▸ WRITTEN INSTRUCTION: Write out the listing below in full and exactly, leaving out every picture.

▸ PROVIDED ENTRIES:
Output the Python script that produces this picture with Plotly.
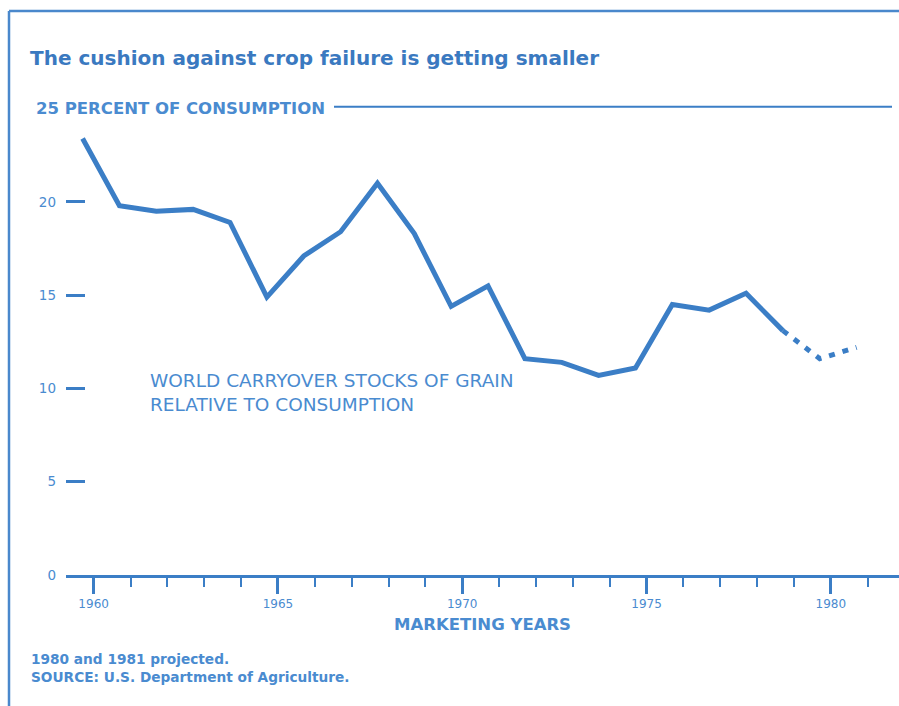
import plotly.graph_objects as go

# World carryover stocks of grain, percent of consumption, by marketing year
years = [1960, 1961, 1962, 1963, 1964, 1965, 1966, 1967, 1968, 1969, 1970,
         1971, 1972, 1973, 1974, 1975, 1976, 1977, 1978, 1979]
stocks = [23.4, 19.8, 19.5, 19.6, 18.9, 14.9, 17.1, 18.4, 21.0, 18.3, 14.4,
          15.5, 11.6, 11.4, 10.7, 11.1, 14.5, 14.2, 15.1, 13.1]

# Projected years (continue from the last actual year)
proj_years = [1979, 1980, 1981]
proj_stocks = [13.1, 11.6, 12.2]

y_ticks = [0, 5, 10, 15, 20]
x_major = [1960, 1965, 1970, 1975, 1980]

# Each marketing-year point sits a little before its calendar-year tick
YEAR_SHIFT = -0.3

LINE = "#3b7ec6"
TEXT = "#4a8bd0"
TITLE = "#3a79c0"
FONT = "DejaVu Sans"

fig = go.Figure()
fig.add_trace(go.Scatter(
    x=[y + YEAR_SHIFT for y in years], y=stocks, mode="lines",
    line=dict(color=LINE, width=5), hoverinfo="skip", showlegend=False,
))
fig.add_trace(go.Scatter(
    x=[y + YEAR_SHIFT for y in proj_years], y=proj_stocks, mode="lines",
    line=dict(color=LINE, width=5, dash="6px,8px"), hoverinfo="skip",
    showlegend=False,
))

W, H = 899, 706
L, R, T, B = 66, 0, 90, 131

fig.update_layout(
    width=W, height=H,
    margin=dict(l=L, r=R, t=T, b=B, pad=0),
    paper_bgcolor="white", plot_bgcolor="white",
    font=dict(family=FONT, color=TEXT),
    title=dict(
        text="<b>The cushion against crop failure is getting smaller</b>",
        font=dict(family=FONT, size=20, color=TITLE),
        xref="container", yref="container",
        x=30 / W, xanchor="left", y=1 - 58 / H, yanchor="middle",
    ),
    xaxis=dict(
        range=[1959.25, 1981.85],
        showgrid=False, zeroline=False,
        showline=True, linecolor=LINE, linewidth=3,
        tickmode="array", tickvals=x_major,
        ticktext=[str(v) for v in x_major],
        ticks="outside", ticklen=16, tickwidth=3, tickcolor=LINE,
        minor=dict(dtick=1, tick0=1960, ticks="outside", ticklen=9,
                   tickwidth=2, tickcolor=LINE, showgrid=False),
        tickfont=dict(family=FONT, size=12, color=TEXT),
        title=dict(text="<b>MARKETING YEARS</b>", standoff=9,
                   font=dict(family=FONT, size=16.5, color=TEXT)),
    ),
    yaxis=dict(
        range=[0, 26],
        showgrid=False, zeroline=False, showline=False,
        tickmode="array", tickvals=y_ticks,
        ticktext=[str(v) for v in y_ticks],
        ticks="inside", ticklen=19, tickwidth=3, tickcolor=LINE,
        ticklabelstandoff=9,
        tickfont=dict(family=FONT, size=13.5, color=TEXT),
    ),
)

# 25 percent reference line with its label
fig.add_annotation(
    text="<b>25 PERCENT OF CONSUMPTION</b>", xref="paper", yref="y",
    x=(34 - L) / (W - L - R), y=25, xanchor="left", yanchor="middle",
    showarrow=False, font=dict(family=FONT, size=16.5, color=TEXT),
)
fig.add_shape(type="line", xref="paper", yref="y",
              x0=(334 - L) / (W - L - R), x1=(892 - L) / (W - L - R),
              y0=25.1, y1=25.1, line=dict(color=LINE, width=2))

# Series label
fig.add_annotation(
    text="WORLD CARRYOVER STOCKS OF GRAIN<br>RELATIVE TO CONSUMPTION",
    xref="paper", yref="y", x=(148 - L) / (W - L - R), y=9.8,
    xanchor="left", yanchor="middle", align="left", showarrow=False,
    font=dict(family=FONT, size=18.5, color=TEXT),
)

# Footnotes
fig.add_annotation(
    text="<b>1980 and 1981 projected.<br>SOURCE: U.S. Department of Agriculture.</b>",
    xref="paper", yref="paper", x=(29 - L) / (W - L - R),
    y=(H - B - 668) / (H - T - B), xanchor="left", yanchor="middle",
    align="left", showarrow=False,
    font=dict(family=FONT, size=13.7, color=TEXT),
)

# Frame along the top and left edges
px = lambda p: (p - L) / (W - L - R)
py = lambda p: (H - B - p) / (H - T - B)
fig.add_shape(type="line", xref="paper", yref="paper",
              x0=px(9), x1=px(899), y0=py(11), y1=py(11),
              line=dict(color="#4a88cc", width=2.5))
fig.add_shape(type="line", xref="paper", yref="paper",
              x0=px(9), x1=px(9), y0=py(11), y1=py(706),
              line=dict(color="#4a88cc", width=2.5))

fig.write_html("out.html")
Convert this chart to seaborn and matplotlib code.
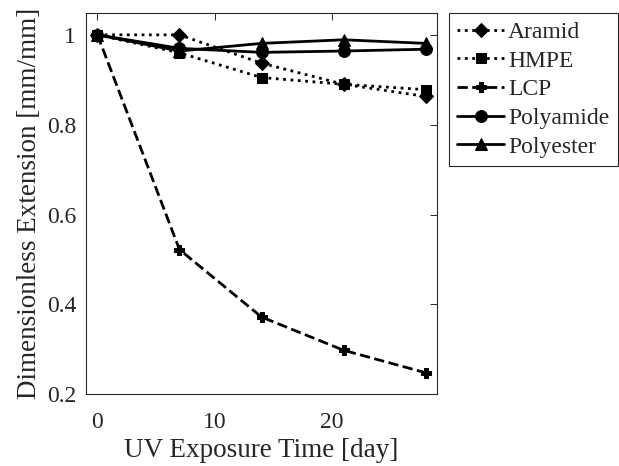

▸ PROBLEM SOLUTION:
Output the Python script that produces this picture with Plotly.
import plotly.graph_objects as go

# World carryover stocks of grain, percent of consumption, by marketing year
years = [1960, 1961, 1962, 1963, 1964, 1965, 1966, 1967, 1968, 1969, 1970,
         1971, 1972, 1973, 1974, 1975, 1976, 1977, 1978, 1979]
stocks = [23.4, 19.8, 19.5, 19.6, 18.9, 14.9, 17.1, 18.4, 21.0, 18.3, 14.4,
          15.5, 11.6, 11.4, 10.7, 11.1, 14.5, 14.2, 15.1, 13.1]

# Projected years (continue from the last actual year)
proj_years = [1979, 1980, 1981]
proj_stocks = [13.1, 11.6, 12.2]

y_ticks = [0, 5, 10, 15, 20]
x_major = [1960, 1965, 1970, 1975, 1980]

# Each marketing-year point sits a little before its calendar-year tick
YEAR_SHIFT = -0.3

LINE = "#3b7ec6"
TEXT = "#4a8bd0"
TITLE = "#3a79c0"
FONT = "DejaVu Sans"

fig = go.Figure()
fig.add_trace(go.Scatter(
    x=[y + YEAR_SHIFT for y in years], y=stocks, mode="lines",
    line=dict(color=LINE, width=5), hoverinfo="skip", showlegend=False,
))
fig.add_trace(go.Scatter(
    x=[y + YEAR_SHIFT for y in proj_years], y=proj_stocks, mode="lines",
    line=dict(color=LINE, width=5, dash="6px,8px"), hoverinfo="skip",
    showlegend=False,
))

W, H = 899, 706
L, R, T, B = 66, 0, 90, 131

fig.update_layout(
    width=W, height=H,
    margin=dict(l=L, r=R, t=T, b=B, pad=0),
    paper_bgcolor="white", plot_bgcolor="white",
    font=dict(family=FONT, color=TEXT),
    title=dict(
        text="<b>The cushion against crop failure is getting smaller</b>",
        font=dict(family=FONT, size=20, color=TITLE),
        xref="container", yref="container",
        x=30 / W, xanchor="left", y=1 - 58 / H, yanchor="middle",
    ),
    xaxis=dict(
        range=[1959.25, 1981.85],
        showgrid=False, zeroline=False,
        showline=True, linecolor=LINE, linewidth=3,
        tickmode="array", tickvals=x_major,
        ticktext=[str(v) for v in x_major],
        ticks="outside", ticklen=16, tickwidth=3, tickcolor=LINE,
        minor=dict(dtick=1, tick0=1960, ticks="outside", ticklen=9,
                   tickwidth=2, tickcolor=LINE, showgrid=False),
        tickfont=dict(family=FONT, size=12, color=TEXT),
        title=dict(text="<b>MARKETING YEARS</b>", standoff=9,
                   font=dict(family=FONT, size=16.5, color=TEXT)),
    ),
    yaxis=dict(
        range=[0, 26],
        showgrid=False, zeroline=False, showline=False,
        tickmode="array", tickvals=y_ticks,
        ticktext=[str(v) for v in y_ticks],
        ticks="inside", ticklen=19, tickwidth=3, tickcolor=LINE,
        ticklabelstandoff=9,
        tickfont=dict(family=FONT, size=13.5, color=TEXT),
    ),
)

# 25 percent reference line with its label
fig.add_annotation(
    text="<b>25 PERCENT OF CONSUMPTION</b>", xref="paper", yref="y",
    x=(34 - L) / (W - L - R), y=25, xanchor="left", yanchor="middle",
    showarrow=False, font=dict(family=FONT, size=16.5, color=TEXT),
)
fig.add_shape(type="line", xref="paper", yref="y",
              x0=(334 - L) / (W - L - R), x1=(892 - L) / (W - L - R),
              y0=25.1, y1=25.1, line=dict(color=LINE, width=2))

# Series label
fig.add_annotation(
    text="WORLD CARRYOVER STOCKS OF GRAIN<br>RELATIVE TO CONSUMPTION",
    xref="paper", yref="y", x=(148 - L) / (W - L - R), y=9.8,
    xanchor="left", yanchor="middle", align="left", showarrow=False,
    font=dict(family=FONT, size=18.5, color=TEXT),
)

# Footnotes
fig.add_annotation(
    text="<b>1980 and 1981 projected.<br>SOURCE: U.S. Department of Agriculture.</b>",
    xref="paper", yref="paper", x=(29 - L) / (W - L - R),
    y=(H - B - 668) / (H - T - B), xanchor="left", yanchor="middle",
    align="left", showarrow=False,
    font=dict(family=FONT, size=13.7, color=TEXT),
)

# Frame along the top and left edges
px = lambda p: (p - L) / (W - L - R)
py = lambda p: (H - B - p) / (H - T - B)
fig.add_shape(type="line", xref="paper", yref="paper",
              x0=px(9), x1=px(899), y0=py(11), y1=py(11),
              line=dict(color="#4a88cc", width=2.5))
fig.add_shape(type="line", xref="paper", yref="paper",
              x0=px(9), x1=px(9), y0=py(11), y1=py(706),
              line=dict(color="#4a88cc", width=2.5))

fig.write_html("out.html")
Convert this chart to seaborn and matplotlib code.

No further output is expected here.